Ericsson feels the squeeze as big customers slash 5G spending
Ericsson CEO Börje Ekholm is known to be a fan of ice hockey, where players are routinely pulverized against the sideboards and whacked with sticks. It seems fitting given the share of painful blows that his own company has suffered in the last year. From US fines over a bribery scandal in Iraq to write-downs at its loss-making cloud business, Ericsson has had to absorb the knocks and keep skating. But some damage was visible in the results it published today.
The good news is that Ericsson, outside China, remains the company to beat in 5G. Its share of the market for radio access networks (RANs) appears to have increased several years in a row – from 33% in 2017 to 39% now – and Ericsson is healthily profitable, which could not be said when Ekholm took charge in 2017. Boosted by recent takeover activity and a major licensing deal with Apple, its headline sales for the final quarter of 2022 were up 21%, to 86 billion Swedish kronor (US$8.4 billion), compared with the same period a year before.
But Ericsson also experienced one of its biggest profit slumps since the first half of Ekholm’s tenure. Hurt by higher costs and SEK4 billion ($390 million) worth of one-off charges – relating to US fines, write-downs and divestiture – its net income dropped by 39%, to SEK6.2 billion ($600 billion). Worse, all the various profit margins thinned, with Ericsson’s closely monitored EBIT (earnings before interest and tax) margin shrinking to just 9.1%, from 16.1% a year earlier. And the outlook is frosty.
The mini-boom in 5G spending appears to be over – temporarily, at least. Last year, the market for RAN products, where Ericsson now generates about 70% of its revenues, grew by around 5%, according to data from Dell’Oro, a market research firm that Ericsson uses.

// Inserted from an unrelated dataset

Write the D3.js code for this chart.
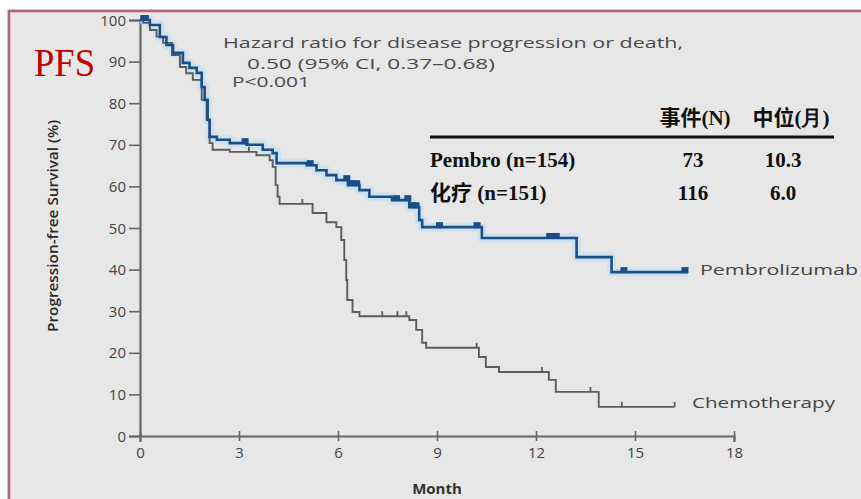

This year, RAN market sales are expected to fall by 1%. And in North America, responsible for nearly 30% of Ericsson’s overall revenues, Dell’Oro predicts they will drop by a worrying 7%.
Tightening the purse strings
The explanation for that was summarized by Ekholm on his quarterly call with analysts earlier today. After investing heavily in network rollouts during the last couple of years, many operators are cutting their expenditure amid signs of an economic downturn, and reducing the equipment stockpiles they built up when supplies were tight. “We expect operators to adjust inventory levels as the supply situation eases and we plan for these trends to continue during the first half of 2023,” said Ekholm.
On a like-for-like basis, then, full-year sales inched up only 1% year-on-year in the quarter. Margins suffered partly because of new business in markets such as India, with projects initially featuring a bigger share of margin-dilutive services work than they do in their later stages. The message is that 2023 represents a valley the industry must cross before it begins climbing once again.